Change is inevitable, especially so in applications that ebb and flow with system changes and user requirements. Generally, changes are codified in the form of an event; an event like a ddos attack for instance triggers a reaction or a response from one or more nodes, which ultimately mutates the overall state of the universe in a system.
Undoubtedly, events rarely happen as one offs. At any given time, a sequence of events flows through the system. Whether it be a cascade of related events or multiple isolated events, the system is consistently responding and adapting.
As developers, we can control how we architect our applications to respond to changes in specific ways. If events need to be processed in real time, an Event Driven Architecture is used. On the other hand, if keeping an audit log of events is essential, an Event Sourcing Architecture is used.
Event Driven models are composed of elements that are fairly decoupled and asynchronous . An event in an EDA is non blocking and is neither strictly tied to its origin (producer) nor to its consequence (consumer). This means that EDS systems are capable of handling a high volume of events without compromising (A)vailability. Though this comes at the cost of eventual ©onsistency.
Message Queues via named queues are used to handle this form of asynchronicity and decoupling. Queues, with the explicit help of a message broker, act as a facilitator between a producer and a consumer and ensure events are delivered in a controlled manner. Since the responsibility of keeping track of streamed events is handed off to a separate process, message persistence and any concern around reliable message delivery can be optimized for in relative isolation from the rest of the system. RabbitMQ, and SQS are popular queueing libraries that enable message passing in an event driven fashion.

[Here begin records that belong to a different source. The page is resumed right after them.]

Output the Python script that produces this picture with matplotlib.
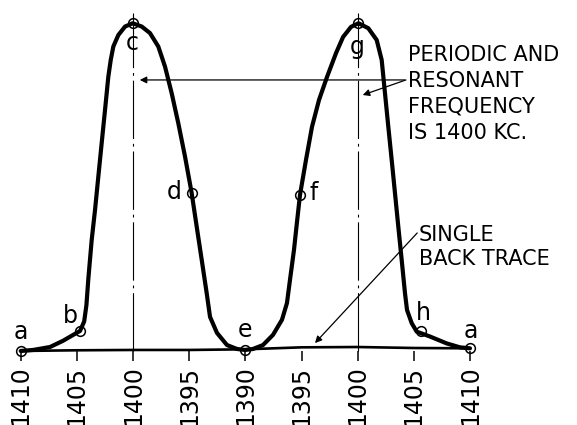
import matplotlib
matplotlib.use('Agg')
import matplotlib.pyplot as plt

# sweep positions (tick units) and frequency labels along the sweep
tick_pos = [0, 1, 2, 3, 4, 5, 6, 7, 8]
tick_labels = ['1410', '1405', '1400', '1395', '1390', '1395', '1400', '1405', '1410']

# forward trace: position along sweep, relative response (peak = 100)
trace_x = [0.000, 0.219, 0.522, 0.753, 1.056, 1.130, 1.170, 1.204, 1.264,
           1.323, 1.382, 1.442, 1.501, 1.560, 1.603, 1.649, 1.738, 1.858,
           1.994, 2.155, 2.302, 2.450, 2.569, 2.689, 2.806, 2.926, 3.045,
           3.134, 3.223, 3.312, 3.371, 3.495, 3.673, 3.851, 3.994, 4.136,
           4.314, 4.492, 4.652, 4.741, 4.795, 4.866, 4.920, 4.973, 5.080,
           5.187, 5.312, 5.454, 5.615, 5.740, 5.882, 6.015, 6.189, 6.339,
           6.428, 6.487, 6.546, 6.606, 6.665, 6.724, 6.784, 6.843, 6.879,
           6.962, 7.051, 7.288, 7.585, 7.822, 8.000]
trace_y = [0.0, 0.3, 1.2, 3.1, 6.1, 9.0, 14.0, 22.0, 33.9,
           43.0, 53.2, 63.5, 73.5, 83.7, 88.8, 92.9, 96.4, 99.0,
           100.0, 99.0, 97.0, 92.9, 86.8, 78.6, 69.5, 59.3, 48.1,
           37.9, 27.8, 17.6, 10.4, 5.5, 1.8, 0.6, 0.3, 0.6,
           1.8, 4.9, 9.5, 14.6, 21.7, 30.8, 39.4, 47.6, 58.3,
           68.4, 76.6, 83.6, 90.9, 95.8, 98.9, 100.0, 98.5, 94.9,
           88.8, 78.6, 68.4, 58.3, 48.1, 37.9, 27.8, 17.6, 12.5,
           8.5, 5.9, 4.4, 2.3, 1.1, 0.8]

# single back trace (returns from right to left)
back_x = [8.0, 7.0, 6.0, 5.0, 4.0, 3.0, 2.0, 1.0, 0.0]
back_y = [0.8, 0.9, 1.2, 1.1, 0.5, 0.3, 0.3, 0.2, 0.0]

# lettered points on the trace
point_names = ['a', 'b', 'c', 'd', 'e', 'f', 'g', 'h', 'a']
point_x = [0.0, 1.056, 1.994, 3.045, 3.994, 4.973, 6.015, 7.12, 8.0]
point_y = [0.0, 6.1, 100.0, 48.1, 0.3, 47.6, 100.0, 6.2, 0.8]

# resonance centre lines
center_x = [2, 6]

plt.rcParams['font.family'] = ['DejaVu Sans']
plt.rcParams['lines.scale_dashes'] = False

fig = plt.figure(figsize=(5.77, 4.25), dpi=100)
ax = fig.add_axes([0, 0, 1, 1])
ax.set_xlim(-0.369, 9.906)
ax.set_ylim(-22.6, 107.1)

for cx in center_x:
    ax.plot([cx, cx], [0, 103.1], color='black', lw=0.8,
            linestyle=(0, (42, 3.5, 2, 3.5)))

ax.plot(back_x, back_y, color='black', lw=1.9, solid_capstyle='round')
ax.plot(trace_x, trace_y, color='black', lw=3.0, solid_joinstyle='round',
        solid_capstyle='round')
ax.plot(point_x, point_y, linestyle='none', marker='o', markersize=7,
        markerfacecolor='none', markeredgecolor='black', markeredgewidth=1.1)

# letter placement: (dx, y, ha, va)
offsets = [(0.0, 3.7, 'center', 'baseline'),
           (-0.17, 8.5, 'center', 'baseline'),
           (0.0, 97.5, 'center', 'top'),
           (-0.31, 48.5, 'center', 'center'),
           (0.0, 4.3, 'center', 'baseline'),
           (0.24, 48.2, 'center', 'center'),
           (-0.02, 96.3, 'center', 'top'),
           (0.05, 9.5, 'center', 'baseline'),
           (0.02, 4.0, 'center', 'baseline')]
for name, px, (dx, ty, ha, va) in zip(point_names, point_x, offsets):
    ax.text(px + dx, ty, name, fontsize=17, ha=ha, va=va)

ax.text(6.90, 93.4, 'PERIODIC AND\nRESONANT\nFREQUENCY\nIS 1400 KC.',
        fontsize=15, ha='left', va='top', linespacing=1.37)
ax.text(7.09, 38.4, 'SINGLE\nBACK TRACE', fontsize=15, ha='left', va='top',
        linespacing=1.22)

arrow = dict(arrowstyle='-|>', color='black', lw=0.9, mutation_scale=10,
             shrinkA=0, shrinkB=0)
ax.annotate('', xy=(2.12, 82.7), xytext=(6.84, 82.7), arrowprops=arrow)
ax.annotate('', xy=(6.09, 78.1), xytext=(6.86, 82.7), arrowprops=arrow)
ax.annotate('', xy=(5.24, 2.4), xytext=(7.06, 36.0), arrowprops=arrow)

for side in ['top', 'right', 'left', 'bottom']:
    ax.spines[side].set_visible(False)
ax.spines['bottom'].set_position(('data', 0))
ax.set_yticks([])
ax.set_xticks(tick_pos)
ax.set_xticklabels(tick_labels, rotation=90, fontsize=17)
ax.tick_params(axis='x', direction='out', length=7.5, width=1.1, pad=3)

fig.savefig('out.png', dpi=100)
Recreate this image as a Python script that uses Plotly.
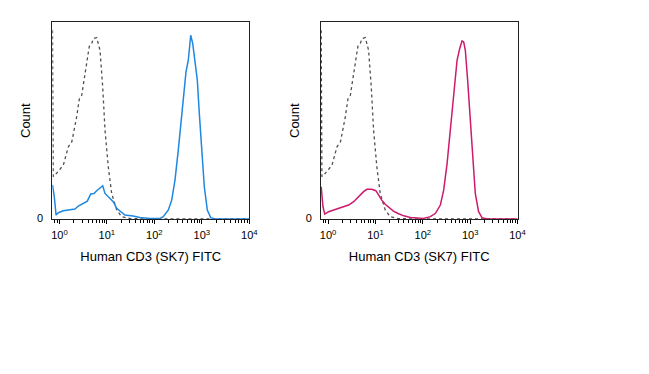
import plotly.graph_objects as go

# ---- data (FITC intensity, normalised count) ----
control_x = [0.715, 0.74, 0.81, 1.21, 1.54, 1.82, 2.31, 2.62, 2.95, 3.46, 4.26, 4.79,
             5.17, 6.10, 7.16, 8.16, 9.13, 10.7, 12.6, 16.1, 20.5, 30.7, 100, 1000, 10000]
control_y = [95.9, 21.5, 22.3, 27.4, 36.7, 39.2, 51.9, 60.9, 62.9, 74.0, 87.8, 89.2,
             91.7, 92.2, 85.8, 67.2, 45.2, 26.5, 13.0, 4.6, 1.2, 0.2, 0.0, 0.0, 0.0]

blue_x = [0.715, 0.78, 0.85, 0.95, 1.21, 1.67, 2.13, 2.50, 3.19, 3.87, 4.56, 5.35, 6.10,
          7.16, 8.16, 9.13, 11.2, 13.6, 16.1, 20.5, 24.0, 35.5, 49.9, 81, 132, 154,
          197, 232, 272, 319, 377, 427, 464, 519, 583, 643, 718, 803, 885, 994, 1128,
          1304, 1538, 1894, 10000]
blue_y = [17.3, 11.3, 2.0, 3.2, 4.2, 4.9, 5.1, 6.6, 8.0, 9.1, 12.7, 13.0, 14.4,
          15.6, 16.9, 13.0, 11.0, 8.8, 5.4, 3.2, 2.0, 1.5, 0.8, 0.25, 0.25, 1.2,
          4.6, 9.6, 19.8, 35.0, 53.7, 68.9, 74.8, 80.7, 93.4, 89.2, 80.7, 70.6, 53.7,
          33.4, 16.4, 4.6, 0.7, 0.0, 0.0]

pink_x = [0.715, 0.78, 0.85, 1.03, 1.31, 1.67, 2.13, 2.71, 3.46, 4.05, 4.79, 5.61,
          6.59, 8.40, 10.2, 11.6, 13.6, 16.1, 20.5, 24.0, 30.0, 39.6, 55, 76, 103,
          145, 185, 235, 276, 326, 382, 449, 529, 600, 674, 729, 791, 885, 1009,
          1149, 1284, 1508, 1778, 2266, 10000]
pink_y = [16.4, 6.2, 2.5, 3.7, 4.6, 5.4, 6.2, 7.1, 8.8, 10.5, 12.2, 13.9,
          15.1, 15.1, 14.4, 12.2, 9.6, 7.5, 5.4, 4.0, 2.8, 1.6, 0.8, 0.4, 0.3,
          1.2, 2.9, 7.1, 14.7, 28.3, 45.2, 62.1, 80.7, 86.6, 90.5, 90.0, 85.8,
          70.6, 48.6, 28.3, 13.0, 3.7, 0.7, 0.0, 0.0]

major_vals = [1, 10, 100, 1000, 10000]
major_text = ["10<sup>0</sup>", "10<sup>1</sup>", "10<sup>2</sup>",
              "10<sup>3</sup>", "10<sup>4</sup>"]
minor_vals = [m * d for d in [0.1, 1, 10, 100, 1000] for m in range(2, 10)]
x_title = "Human CD3 (SK7) FITC"
y_title = "Count"

FONT = "Arial, Liberation Sans, sans-serif"
W, H = 649, 374

fig = go.Figure()

panels = [
    ("x", "y", blue_x, blue_y, "#1f87e0"),
    ("x2", "y2", pink_x, pink_y, "#cc1a6c"),
]
for xa, ya, sx, sy, col in panels:
    fig.add_trace(go.Scatter(x=control_x, y=control_y, xaxis=xa, yaxis=ya, mode="lines",
                             line=dict(color="#505050", width=1.3, dash="dot"),
                             showlegend=False, hoverinfo="skip"))
    fig.add_trace(go.Scatter(x=sx, y=sy, xaxis=xa, yaxis=ya, mode="lines",
                             line=dict(color=col, width=1.5),
                             showlegend=False))

ydom = [1 - 219 / H, 1 - 22.3 / H]
xdoms = [[52.3 / W, 249.3 / W], [321.0 / W, 517.5 / W]]

def xaxis_cfg(dom, anchor):
    return dict(
        domain=dom, anchor=anchor, type="log", range=[-0.15, 4.0],
        automargin=False,
        tickmode="array", tickvals=major_vals, ticktext=major_text,
        ticks="outside", ticklen=4, tickwidth=1, tickcolor="#000",
        ticklabelstandoff=2,
        minor=dict(tickmode="array", tickvals=minor_vals, ticks="outside",
                   ticklen=2.5, tickwidth=1, tickcolor="#000", showgrid=False),
        showline=True, linecolor="#222", linewidth=1, mirror=True,
        showgrid=False, zeroline=False,
        tickfont=dict(family=FONT, size=11, color="#000"),
        title=dict(text=x_title, font=dict(family=FONT, size=13, color="#000"),
                   standoff=11),
        fixedrange=True,
    )

def yaxis_cfg(anchor):
    return dict(
        domain=ydom, anchor=anchor, range=[0, 100],
        automargin=False,
        tickmode="array", tickvals=[0], ticktext=["0"], ticks="",
        ticklabelstandoff=6, ticklabelshift=-1,
        showline=True, linecolor="#222", linewidth=1, mirror=True,
        showgrid=False, zeroline=False,
        tickfont=dict(family=FONT, size=11, color="#000"),
        title=dict(text=y_title, font=dict(family=FONT, size=13, color="#000"),
                   standoff=3),
        fixedrange=True,
    )

fig.update_layout(
    width=W, height=H,
    margin=dict(l=0, r=0, t=0, b=0, autoexpand=False),
    paper_bgcolor="white", plot_bgcolor="white",
    xaxis=xaxis_cfg(xdoms[0], "y"),
    yaxis=yaxis_cfg("x"),
    xaxis2=xaxis_cfg(xdoms[1], "y2"),
    yaxis2=yaxis_cfg("x2"),
)

fig.write_html("out.html", config={"displayModeBar": False},
               post_script="document.body.style.margin='0';document.body.style.padding='0';")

Event sourcing is a persistence pattern where events are stored in an immutable log and can be replayed as needed. Similar to an EDA, they can be asynchronous though they tightly couple producer and consumer with an event to preserve history. This makes them closely aligned to ©onsistency since the order at which events occur is always maintained.
When storing events as they occur, you run the risk of having to store an exhaustive record of state changes. Compared to having a database that stores current state, an ESA involves a database that stores an immutable event log of all changes made in the system. Considering that changes add up over time, an ESA has to optimize for a large and fast growing database. For this to work in practice, an append only event store like Kafka can be used to complement the sequential nature of events.
Events form the bedrock of change in a distributed system. Understanding the nuances of an event driven or an event sourced approach is useful to tailoring your app for either consistency, availability. It’s worth noting, that the two are not necessarily mutually exclusive. ESA captures data changes in an event, while ESA communicates these changes across the system. If you wanted to harness the strength of either system, you could build a write service that publishes the event to an event log and a read service that reads the event from the log, thereby creating a message flow that is both event driven and event sourced. Whichever way you go, you’ll no doubt benefit from the resilience of a system that can handle change.